CM: Tom and I both love Paris and wanted a chase that would celebrate the city. I showed him a short film called Rendezvous which, if you haven’t seen it, you should check out on YouTube. It’s a single, uninterrupted eight-minute POV speeding though the streets of pre-dawn Paris past all the major landmarks. It became a touchstone for us. I designed a sequence to show as much of the city as I could—in, over, under. Cars, boats, trucks, motorcycles, helicopters. The city was incredibly accommodating. I still can’t believe they let us do it.

Tom and I learned a lot from the motorcycle chase in Rogue Nation and wanted to take that to the next level. But narrow city streets were much more challenging than a wide-open Moroccan highway. We devised rigs that would allow Tom to navigate the city more safely without a helmet, but those rigs failed. I looked at Tom on the first day and asked: “What do we do now?”

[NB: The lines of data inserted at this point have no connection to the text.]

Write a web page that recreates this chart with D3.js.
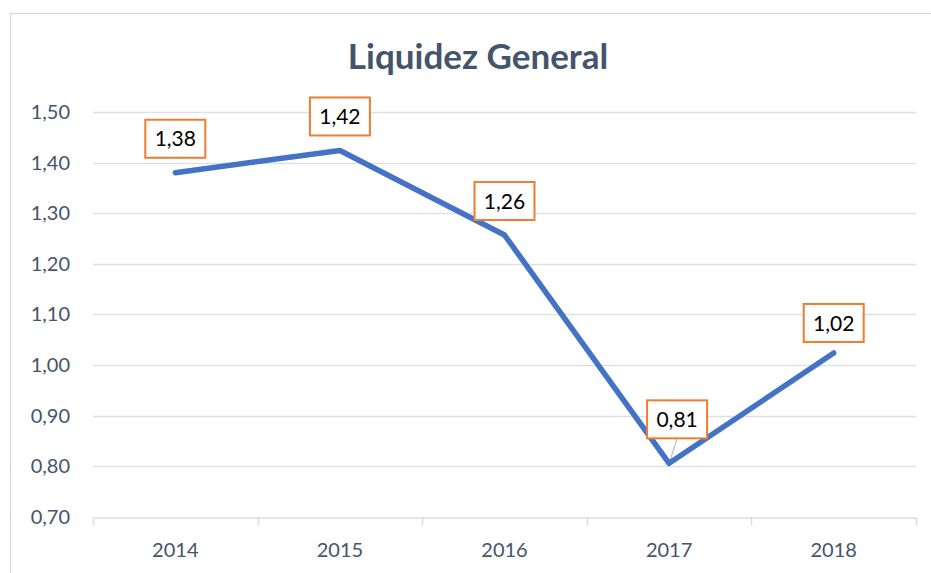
<!DOCTYPE html>
<html><head><meta charset="utf-8">
<script src="https://cdn.jsdelivr.net/npm/d3@7"></script>
<style>html,body{margin:0;padding:0;background:#fff;}svg{display:block;}</style>
</head><body>
<svg id="c" width="931" height="573"></svg>
<script>
const categories = ["2014","2015","2016","2017","2018"];
const values = [1.38, 1.424, 1.257, 0.806, 1.024];
const labels = ["1,38","1,42","1,26","0,81","1,02"];
const yTicks = [0.7,0.8,0.9,1.0,1.1,1.2,1.3,1.4,1.5];
const title = "Liquidez General";

const svg = d3.select("#c");
const m = {left: 93, right: 916, top: 112, bottom: 517};
const fmt = v => d3.format(".2f")(v).replace(".", ",");
const FONT = "Lato, 'Open Sans', sans-serif";

svg.append("rect").attr("x",10.5).attr("y",13.5).attr("width",960).attr("height",620)
  .attr("fill","#fff").attr("stroke","#D9DDE3").attr("stroke-width",1.5);

const x = d3.scaleBand().domain(categories).range([m.left, m.right]);
const y = d3.scaleLinear().domain([0.7,1.5]).range([m.bottom, m.top]);

svg.append("text").attr("x",478).attr("y",69).attr("text-anchor","middle")
  .attr("font-family",FONT).attr("font-weight","bold")
  .attr("font-size",35).attr("fill","#44546A").text(title);

// gridlines
svg.append("g").selectAll("line").data(yTicks.filter(t=>t>0.7)).join("line")
  .attr("x1",m.left).attr("x2",m.right)
  .attr("y1",d=>Math.round(y(d))+0.5).attr("y2",d=>Math.round(y(d))+0.5)
  .attr("stroke","#DDE1E7").attr("stroke-width",1.5);

// y axis labels
const yAxis = d3.axisLeft(y).tickValues(yTicks).tickFormat(fmt).tickSize(0).tickPadding(23);
const ya = svg.append("g").attr("transform",`translate(${m.left},0)`).call(yAxis);
ya.select(".domain").remove();
ya.selectAll("text").attr("font-family",FONT).attr("font-size",20).attr("fill","#44546A");

// x axis
const xAxis = d3.axisBottom(x).tickSize(0).tickPadding(25);
const xa = svg.append("g").attr("transform",`translate(0,${Math.round(m.bottom)+0.5})`).call(xAxis);
xa.select(".domain").attr("stroke","#D9DDE3").attr("stroke-width",1.5);
xa.selectAll("text").attr("font-family",FONT).attr("font-size",20).attr("fill","#44546A");
const edges = categories.map(c=>x(c)).concat([x(categories[categories.length-1])+x.bandwidth()]);
xa.selectAll("line.edge").data(edges).join("line").attr("class","edge")
  .attr("x1",d=>Math.round(d)+0.5).attr("x2",d=>Math.round(d)+0.5).attr("y1",0).attr("y2",8)
  .attr("stroke","#D9DDE3").attr("stroke-width",1.5);

const cx = c => x(c) + x.bandwidth()/2;
const pts = categories.map((c,i)=>[cx(c), y(values[i])]);

const boxOff = [[0,-34],[0,-34],[0,-34],[8,-44],[0,-30]];
svg.append("line").attr("x1",pts[3][0]).attr("y1",pts[3][1])
  .attr("x2",pts[3][0]+boxOff[3][0]).attr("y2",pts[3][1]+boxOff[3][1]+19)
  .attr("stroke","#B4BFCC").attr("stroke-width",1.2);

svg.append("path").datum(pts)
  .attr("d", d3.line())
  .attr("fill","none").attr("stroke","#4472C4").attr("stroke-width",5.5)
  .attr("stroke-linejoin","round").attr("stroke-linecap","round");

const lg = svg.append("g");
pts.forEach((p,i)=>{
  const bx = p[0]+boxOff[i][0], by = p[1]+boxOff[i][1];
  const g = lg.append("g").attr("transform",`translate(${bx},${by})`);
  g.append("rect").attr("x",-30).attr("y",-19).attr("width",60).attr("height",38)
    .attr("fill","#fff").attr("stroke","#ED7D31").attr("stroke-width",2);
  g.append("text").attr("text-anchor","middle").attr("dy","0.36em")
    .attr("font-family",FONT).attr("font-size",21)
    .attr("fill","#000").text(labels[i]);
});
</script>
</body></html>
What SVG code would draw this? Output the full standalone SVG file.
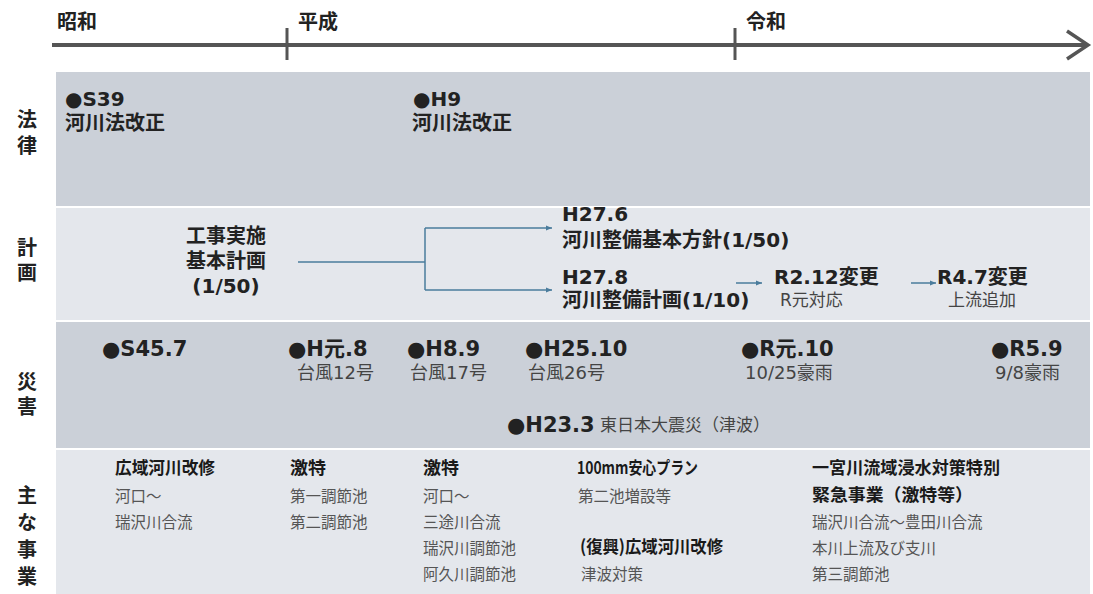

Tom sighed and said: “We gotta shoot, man.”

He mounted up and took off.

The next night I went to watch dailies at a theatre the production had rented. I came to find out it was owned by the director of Rendezvous.

If I never make another film, I’ll always have Paris.

FJI: Some cast members in Falloutreturn from previous entries, including Monaghan, Baldwin and Ving Rhames. And Rebecca Ferguson, who was a standout in the previous movie, is back as Ilsa Faust. Why do you think she is such a good foil for Ethan Hunt?

CM: Rebecca has the remarkable capacity to convey inner strength and vulnerability at the same time. She is tough, focused, dedicated, driven—while at the same time conveying and inspiring sympathy simultaneously. And she does it all without ever losing her sense of humor. All of this comes together to form Ilsa’s real power: When she leaves, you can’t wait for her to come back. This allows her to move in and out of the story with ease and keeps her from ever becoming a mere accessory.

Most importantly, Ilsa has her own story, her own problems to deal with independent of Ethan’s. In Rogue Nation those problems were aligned. In this movie they are in conflict.

Ultimately, Ilsa is great with Ethan precisely because she’s not a foil. She’s her own person.